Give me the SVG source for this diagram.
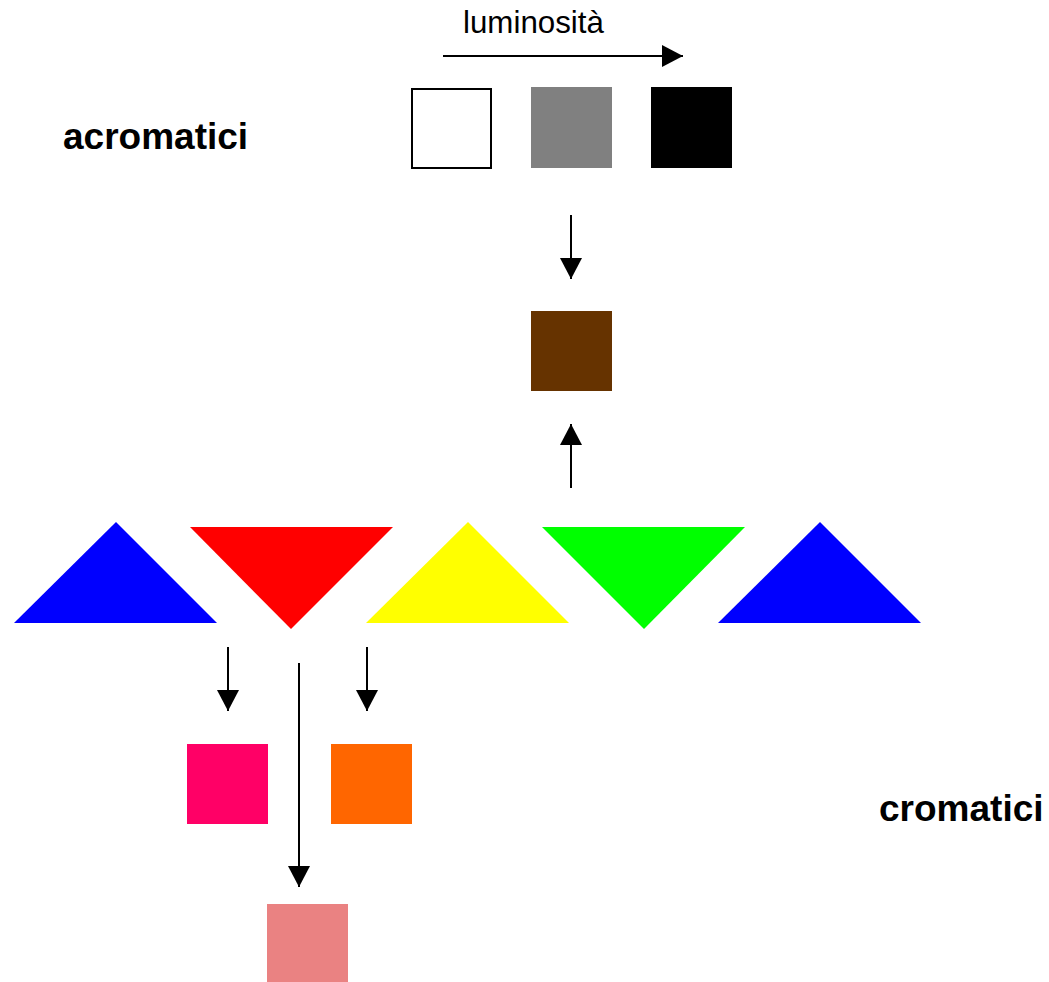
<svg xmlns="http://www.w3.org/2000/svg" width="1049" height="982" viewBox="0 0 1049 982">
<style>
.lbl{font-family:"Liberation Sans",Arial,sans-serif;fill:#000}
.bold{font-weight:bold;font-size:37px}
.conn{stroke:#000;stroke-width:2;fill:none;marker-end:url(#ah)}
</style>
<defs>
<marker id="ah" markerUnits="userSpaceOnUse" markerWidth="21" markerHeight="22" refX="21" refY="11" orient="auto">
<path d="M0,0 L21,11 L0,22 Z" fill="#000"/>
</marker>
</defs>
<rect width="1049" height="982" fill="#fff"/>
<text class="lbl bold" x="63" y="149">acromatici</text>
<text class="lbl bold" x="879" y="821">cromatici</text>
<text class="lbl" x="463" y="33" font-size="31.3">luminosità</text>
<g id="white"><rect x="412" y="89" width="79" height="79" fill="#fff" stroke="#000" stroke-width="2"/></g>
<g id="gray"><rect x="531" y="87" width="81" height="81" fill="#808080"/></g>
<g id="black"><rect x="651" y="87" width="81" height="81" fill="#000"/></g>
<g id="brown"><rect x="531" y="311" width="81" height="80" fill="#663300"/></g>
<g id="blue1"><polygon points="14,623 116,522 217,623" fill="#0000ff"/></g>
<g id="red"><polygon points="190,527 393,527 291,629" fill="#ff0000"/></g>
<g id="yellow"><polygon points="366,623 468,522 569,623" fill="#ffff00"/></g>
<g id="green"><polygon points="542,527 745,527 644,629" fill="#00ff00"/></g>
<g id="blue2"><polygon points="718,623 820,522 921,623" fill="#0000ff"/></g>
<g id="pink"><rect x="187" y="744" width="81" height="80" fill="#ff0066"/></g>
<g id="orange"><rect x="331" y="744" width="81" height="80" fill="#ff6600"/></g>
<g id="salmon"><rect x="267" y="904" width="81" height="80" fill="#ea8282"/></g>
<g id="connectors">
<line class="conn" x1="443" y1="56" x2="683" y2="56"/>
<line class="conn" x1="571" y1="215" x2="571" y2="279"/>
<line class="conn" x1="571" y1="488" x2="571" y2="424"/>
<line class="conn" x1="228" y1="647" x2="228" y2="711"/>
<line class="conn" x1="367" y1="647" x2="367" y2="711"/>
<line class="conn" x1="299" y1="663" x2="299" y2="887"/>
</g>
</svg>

--------------------

** Instructions to follow **
Repeat the data in full and exactly. Omit pictures.

** Finished answer **
Give me the SVG source for this diagram.
<svg xmlns="http://www.w3.org/2000/svg" width="1049" height="982" viewBox="0 0 1049 982">
<style>
.lbl{font-family:"Liberation Sans",Arial,sans-serif;fill:#000}
.bold{font-weight:bold;font-size:37px}
.conn{stroke:#000;stroke-width:2;fill:none;marker-end:url(#ah)}
</style>
<defs>
<marker id="ah" markerUnits="userSpaceOnUse" markerWidth="21" markerHeight="22" refX="21" refY="11" orient="auto">
<path d="M0,0 L21,11 L0,22 Z" fill="#000"/>
</marker>
</defs>
<rect width="1049" height="982" fill="#fff"/>
<text class="lbl bold" x="63" y="149">acromatici</text>
<text class="lbl bold" x="879" y="821">cromatici</text>
<text class="lbl" x="463" y="33" font-size="31.3">luminosità</text>
<g id="white"><rect x="412" y="89" width="79" height="79" fill="#fff" stroke="#000" stroke-width="2"/></g>
<g id="gray"><rect x="531" y="87" width="81" height="81" fill="#808080"/></g>
<g id="black"><rect x="651" y="87" width="81" height="81" fill="#000"/></g>
<g id="brown"><rect x="531" y="311" width="81" height="80" fill="#663300"/></g>
<g id="blue1"><polygon points="14,623 116,522 217,623" fill="#0000ff"/></g>
<g id="red"><polygon points="190,527 393,527 291,629" fill="#ff0000"/></g>
<g id="yellow"><polygon points="366,623 468,522 569,623" fill="#ffff00"/></g>
<g id="green"><polygon points="542,527 745,527 644,629" fill="#00ff00"/></g>
<g id="blue2"><polygon points="718,623 820,522 921,623" fill="#0000ff"/></g>
<g id="pink"><rect x="187" y="744" width="81" height="80" fill="#ff0066"/></g>
<g id="orange"><rect x="331" y="744" width="81" height="80" fill="#ff6600"/></g>
<g id="salmon"><rect x="267" y="904" width="81" height="80" fill="#ea8282"/></g>
<g id="connectors">
<line class="conn" x1="443" y1="56" x2="683" y2="56"/>
<line class="conn" x1="571" y1="215" x2="571" y2="279"/>
<line class="conn" x1="571" y1="488" x2="571" y2="424"/>
<line class="conn" x1="228" y1="647" x2="228" y2="711"/>
<line class="conn" x1="367" y1="647" x2="367" y2="711"/>
<line class="conn" x1="299" y1="663" x2="299" y2="887"/>
</g>
</svg>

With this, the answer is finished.